Gabriele Lazzaro è stato fantastico nel cogliere e trasferire nel video il senso profondo che volevo lasciare. Alla fine la speranza è fondamentale laddove parlare, comunicare, raccontare agli altri quello che si sta vivendo crea immediatamente negli altri la volontà e la gioia di esserci, di lottare insieme, di fare squadra, di comprendere il fenomeno e di lottare contro il fenomeno. Nel momento in cui questa donna parla con un suo amico e si confida con lui, evidentemente non ha ancora capito che può contare sulla gente che è intorno a lei, sulla solidarietà del paese e del gruppo familiare. A quel punto, nella scena finale, c’è tutto quello che volevo dire. Quando le donne e gli uomini mettono un pugno sugli occhi – quello che la donna riceveva purtroppo dal marito – vuol dire che sono pronti a sentirsi partecipi di questa triste storia e ad esserci.

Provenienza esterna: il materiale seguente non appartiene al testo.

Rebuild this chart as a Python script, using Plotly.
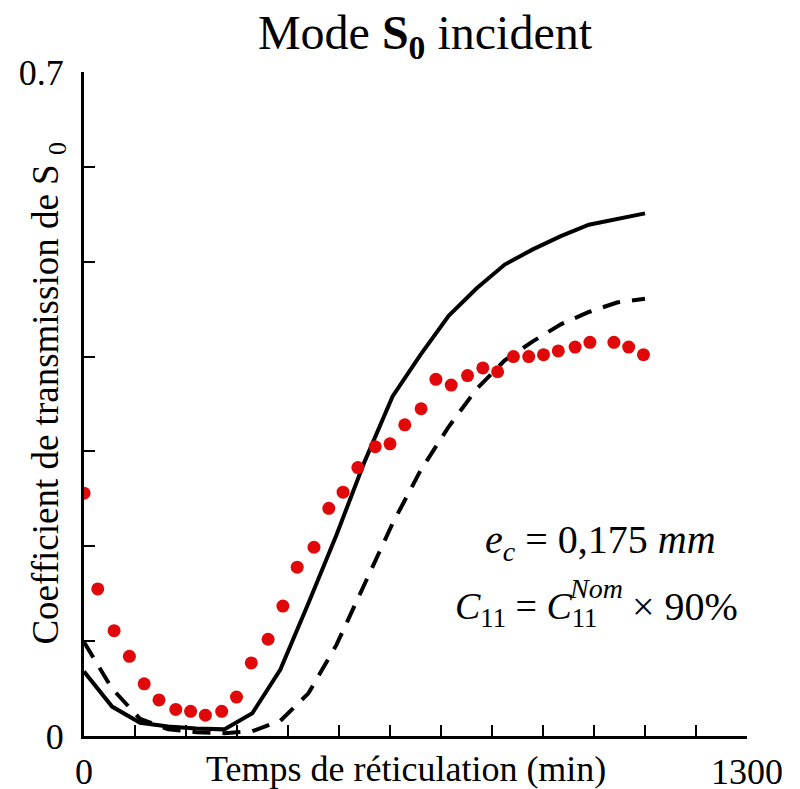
import plotly.graph_objects as go

# measured points (red dots)
meas_t = [0, 27, 59, 89, 118, 147, 180, 209, 238, 270, 299, 328, 361, 390, 418,
          451, 480, 508, 537, 571, 600, 629, 661, 690, 720, 752, 782, 811, 842,
          872, 901, 930, 963, 992, 1039, 1068, 1097]
meas_c = [0.256, 0.155, 0.111, 0.084, 0.055, 0.038, 0.028, 0.026, 0.022, 0.026,
          0.041, 0.077, 0.102, 0.137, 0.178, 0.199, 0.240, 0.257, 0.283, 0.305,
          0.308, 0.328, 0.345, 0.376, 0.370, 0.380, 0.388, 0.384, 0.400, 0.400,
          0.402, 0.406, 0.410, 0.415, 0.415, 0.410, 0.402]

# simulations
sim_t = [0, 55, 110, 165, 220, 275, 330, 385, 440, 495, 550, 605, 660, 715,
         770, 825, 880, 935, 990, 1045, 1100]
sim_solid = [0.068, 0.031, 0.014, 0.010, 0.008, 0.007, 0.024, 0.070, 0.140,
             0.212, 0.289, 0.358, 0.402, 0.443, 0.472, 0.497, 0.513, 0.527,
             0.539, 0.545, 0.551]
sim_dash = [0.099, 0.050, 0.018, 0.007, 0.004, 0.003, 0.005, 0.016, 0.045,
            0.096, 0.160, 0.224, 0.280, 0.326, 0.366, 0.396, 0.416, 0.434,
            0.447, 0.457, 0.461]

x_ticks = list(range(0, 1301, 100))
x_text = ["0"] + [""] * 12 + ["1300"]
y_ticks = [i / 10 for i in range(8)]
y_text = ["0"] + [""] * 6 + ["0.7"]

FONT = "Liberation Serif"

fig = go.Figure()
fig.add_trace(go.Scatter(x=sim_t, y=sim_solid, mode='lines',
                         line=dict(color='black', width=4)))
fig.add_trace(go.Scatter(x=sim_t, y=sim_dash, mode='lines',
                         line=dict(color='black', width=4, dash='18px,12px')))
fig.add_trace(go.Scatter(x=meas_t, y=meas_c, mode='markers',
                         marker=dict(color='#e00808', size=13)))

# page body has an 8px margin, so the figure is a bit smaller and shifted
fig.update_layout(
    width=792, height=781,
    margin=dict(l=76, r=53, t=64, b=53),
    paper_bgcolor='white', plot_bgcolor='white',
    showlegend=False,
    font=dict(family=FONT, size=36, color='black'),
    title=dict(text="Mode <b>S<sub>0</sub></b> incident", x=0.5265, xanchor='center',
               y=0.969, yanchor='middle', font=dict(size=48, family=FONT)),
    xaxis=dict(range=[0, 1300], tickvals=x_ticks, ticktext=x_text,
               ticks='inside', ticklen=11, tickwidth=2, tickcolor='black',
               showline=True, linecolor='black', linewidth=3, automargin=False,
               showgrid=False, zeroline=False, ticklabelstandoff=2),
    yaxis=dict(range=[0, 0.7], tickvals=y_ticks, ticktext=y_text,
               ticks='inside', ticklen=11, tickwidth=2, tickcolor='black',
               showline=True, linecolor='black', linewidth=3, automargin=False,
               showgrid=False, zeroline=False, ticklabelstandoff=10),
)

fig.add_annotation(text="Temps de réticulation (min)", xref='paper', yref='paper',
                   x=0.486, y=-0.049, xanchor='center', yanchor='middle',
                   showarrow=False, font=dict(size=36))
fig.add_annotation(text="Coefficient de transmission de S <sub>0</sub>",
                   xref='paper', yref='paper', x=-0.054, y=0.516,
                   xanchor='center', yanchor='middle', textangle=-90,
                   showarrow=False, font=dict(size=37))

fig.add_annotation(text="<i>e</i><sub><i>c</i></sub> = 0,175 <i>mm</i>",
                   x=1012, y=0.2045, showarrow=False, font=dict(size=40))
fig.add_annotation(text="<i>C</i><sub>11</sub> = <i>C</i><sub>11</sub>",
                   x=(599 - 84) / 0.51, y=0.134, xanchor='right',
                   showarrow=False, font=dict(size=38))
fig.add_annotation(text="<i>Nom</i>", x=(567 - 84) / 0.51, y=0.156,
                   xanchor='left', showarrow=False, font=dict(size=28))
fig.add_annotation(text="× 90%", x=(630 - 84) / 0.51, y=0.136,
                   xanchor='left', showarrow=False, font=dict(size=40))

fig.write_html("out.html")
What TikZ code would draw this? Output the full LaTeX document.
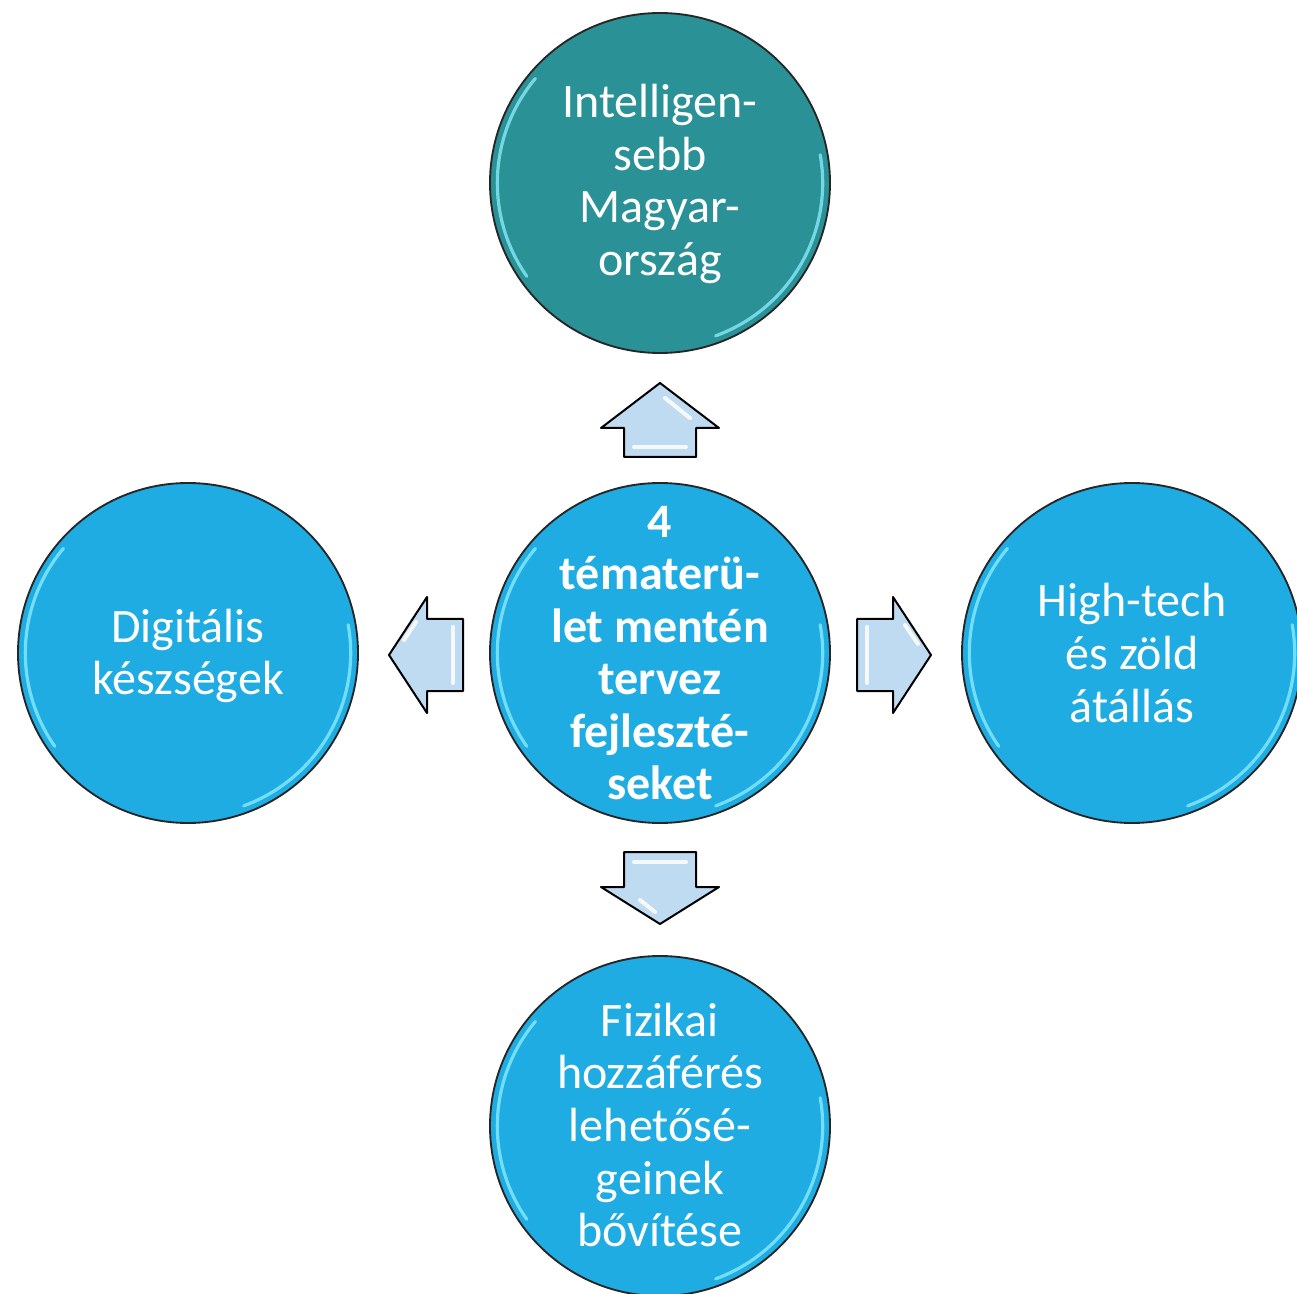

Abbiamo intervistato anche Gabriele Lazzaro, da sempre in prima linea con la sua arte nella lotta contro il femminicidio e la violenza di genere
Gabriele, hai firmato la regia, la sceneggiatura e la produzione del videoclip, interpretandolo anche accanto a Grazia Di Michele. Qual è stata la sfida maggiore nel tradurre in immagini un tema così complesso e doloroso come la violenza di genere?
La sfida più grande è stata rispettare l’anima delicata del brano di Grazia, che prima ancora di essere un’amica è e sarà per sempre la colonna sonora della mia vita. Per questo videoclip ho cercato un gesto narrativo capace di diventare un simbolo autentico e non morboso contro il silenzio che circonda la violenza di genere. Da questa ricerca è nato il flashmob finale: persone che, fino a quel momento, avevano visto tutto ma non erano mai intervenute. Alzando il pugno, con le nocche sugli occhi – come a dire “sentiamo il tuo dolore, non sei sola” – rompono finalmente l’omertà. In quell’istante la protagonista smette di essere invisibile, e il videoclip trova la sua vera forza.
La scena simbolo del video è proprio il pugno alzato, che hai detto essere un omaggio a Sophia Loren. Ci puoi spiegare il significato profondo di questa citazione cinematografica e perché hai scelto proprio quel gesto come simbolo della “forza che nasce dalla ferita” e della resistenza femminile?
Sophia Loren, con “La ciociara”, ha portato sullo schermo il tema dello stupro di guerra, una ferita collettiva rimasta a lungo taciuta. La sua interpretazione, che valse all’Italia il Premio Oscar, ha contribuito a far emergere quel dolore. Il pugno alzato del videoclip nasce da lì: è un gesto di ribellione e di denuncia, pensato per spezzare il silenzio che spesso avvolge le vittime. È un omaggio al capolavoro di Vittorio De Sica e alla scena in cui Sophia, devastata dalla violenza subita insieme alla figlia, scaglia pietre contro la camionetta dei soldati marocchini. In quel gesto c’è la ferita, ma anche la resilienza.
Sei noto al grande pubblico per regie a forte impatto sociale, come “In nome di ogni donna”, dedicato a Giulia Cecchettin. Il tuo è un impegno costante, quotidiano. Cosa ti ha portato a scegliere e perseverare in questa battaglia?
Mi sono reso conto che l’arte può davvero incidere sulle tematiche sociali. Durante la conferenza stampa al Palazzo Reale di Napoli del mio cortometraggio “The Paradox of Blue” sui migranti morti in mare, ispirato a un progetto del mio compagno, l’artista contemporaneo Riva GLDF, ho visto persone commuoversi, anche quelle più lontane dalla tematica trattata. Lì ho capito che le immagini arrivano dove le parole spesso non bastano. Con “In nome di ogni donna” questa consapevolezza si è confermata. Come ambassador della lotta contro la violenza di genere porto il film nelle scuole, e durante una proiezione una ragazza ha trovato il coraggio di denunciare la sua storia di violenza. In quel momento ho compreso che il mio lavoro può avere un impatto reale. Non è egocentrismo: è servizio pubblico.
Nuvole bianche: l’arte che racconta la rinascita
A unire i due artisti c’è anche il percorso espositivo di Riva GLDF, autore della mostra personale “The Paradox of White“, inaugurata al Maschio Angioino di Napoli lo scorso ottobre. Tra le opere più intense spicca Nuvole bianche, dedicata alla resilienza femminile: una ballerina che danza su garze sospese, fragile e indistruttibile allo stesso tempo. E il titolo riprende proprio un verso iconico di Grazia Di Michele, tratto da “Le ragazze di Gauguin”: «Ballerine di Degas, bianche nuvole il vento non le spezzerà». Un ponte poetico tra musica e arte visiva, che racconta la ricomposizione dopo la violenza: un corpo e un’anima che tornano a respirare. Un messaggio che serve oggi più che mai.